Abstract

The Soviet Union, in its drive to mobilize its every resource to turn back the German invaders, used a unique institution: the Gulag, a forced-labor, detention, and exile system isolating millions of citizens from the body politic.While the term “Gulag,” an acronym of “Glavnoe Upravlenie Lagerei” (Main Administration of Camps), properly notes a specific, time-limited administrative institution tasked with oversight of the Soviet detention system, I use the term here and throughout in its more common usage since the publication of Solzhenitsyn's works to refer to the entire Soviet penal system. This essay seeks to understand the wartime Gulag both as a microcosm of the Soviet home front and as an integral participant in the campaigns to mobilize Soviet labor power in support of the war effort and to cleanse that very labor force of real and potential enemies of the Soviet state.
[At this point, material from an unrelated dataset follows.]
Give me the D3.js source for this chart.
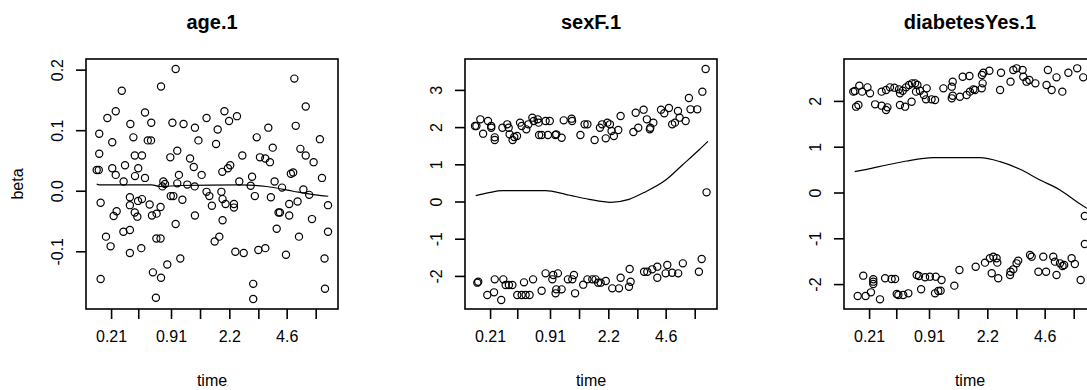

Focusing on the institutions and population, economic production, political education, and the rigidification of detention of those defined as “especially dangerous,” the essay explores the relationship between the Gulag and the larger Soviet polity. Although in economic and administrative terms the Gulag emerged as a burden to the Soviet state during the war, the Soviet leadership never even entertained the notion of dismantling the system. The Gulag was a pillar of the Soviet system, as important for its role in the battle to cleanse and shape the Soviet home front as for its role in military production.